PRO BAHN Mittelhessen kritisiert die durch die seitens der Bahngegner entstandene, einseitige Suggerierung von Botschaften, welche in weite Teile der Bevölkerung getragen wurden. Die Situation der 1960er-1980er Jahre, als in Hessen viele Bahnstrecken stillgelegt wurden, darunter die Dietzhölztalbahn 1987, sei mit heute nicht mehr vergleichbar. Damals seien die roten Uerdinger Schienenbusse ohne ein einheitliches Fahrpreissystem im Öffentlichen Personennahverkehr (ÖPNV) unterwegs gewesen. Bei jedem Umsteigen war ein neuer Fahrschein erforderlich. Dann waren die Fahrpläne nicht aufeinander abgestimmt. Heute werde man angesichts des Klimawandels und der Verkehrswende dringend umsteuern müssen. Nun wird Politik für alle Jahrzehnte des 21. Jahrhunderts zu gestalten sein und das bedeute auch, die öffentliche Mobilität für ein Mehrfaches an Fahrgästen auch zwischen Ewersbach und Dillenburg zu gewährleisten. Auf Nebenstrecken wie der Dietzhölztalbahn fahren heute moderne geräuscharme Nahverkehrstriebwagen, künftig auch mit alternativen klimaneutralen Antrieben.

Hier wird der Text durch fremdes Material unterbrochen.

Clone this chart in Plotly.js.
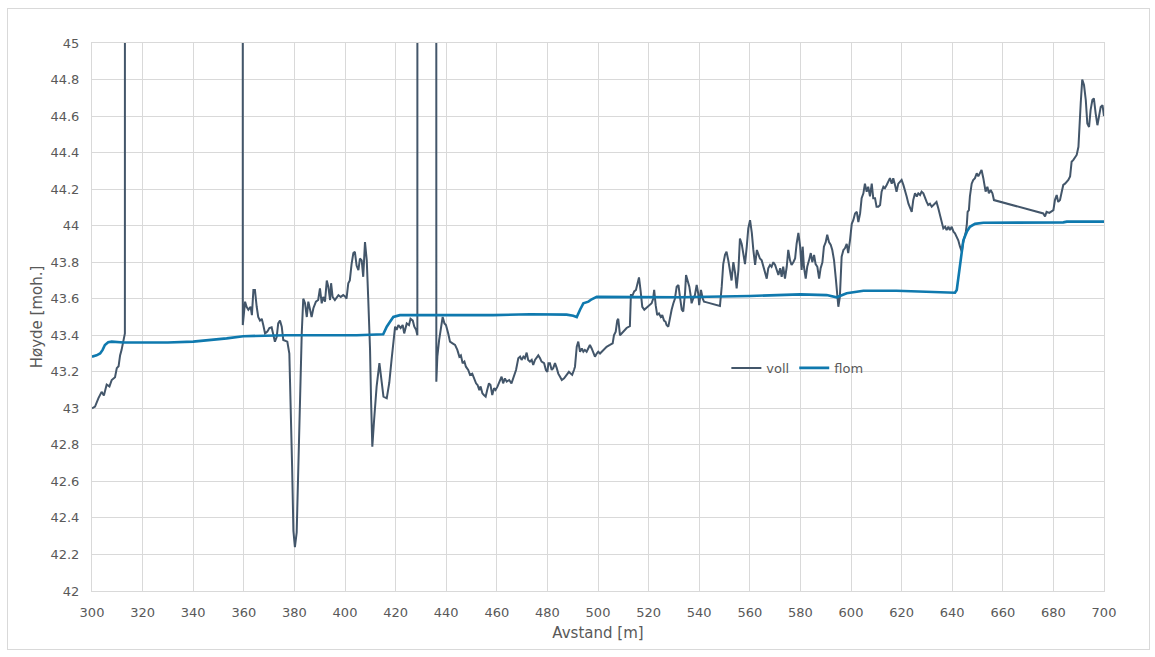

Die vielfachen Gedanken um die Verkehrswende und den Klimawandel bedeuten auch, dass solche Verkehrsflächen zumindest für eine spätere Verkehrsplanung, wie sie auch immer im Detail aussieht, von anderweitigen baulichen Veränderungen freizuhalten sind, ja geschützt werden müssen. Bei einer Überbauung der Dietzhölztalbahn würde für die Zukunft eine unwiederbringliche Chance zerstört, für den nördlichsten Teil des Lahn-Dill-Kreises eine öffentliche Mobilität im für den Klimawandel notwendigen Umfang herzustellen. Den ÖPNV werden in 10, in 50 Jahren immer mehr Menschen nutzen wollen und nicht nur 10% der Bevölkerung, wie dies heute der Fall ist.
Im Sinne der Sache und in guter Verbundenheit werde man mit Dietzhölztalbahn e.V. alle Möglichkeiten ausnutzen, um die Entwidmung und den Rückbau der Bahntrasse sowie die anderweitige Nutzung zu verhindern.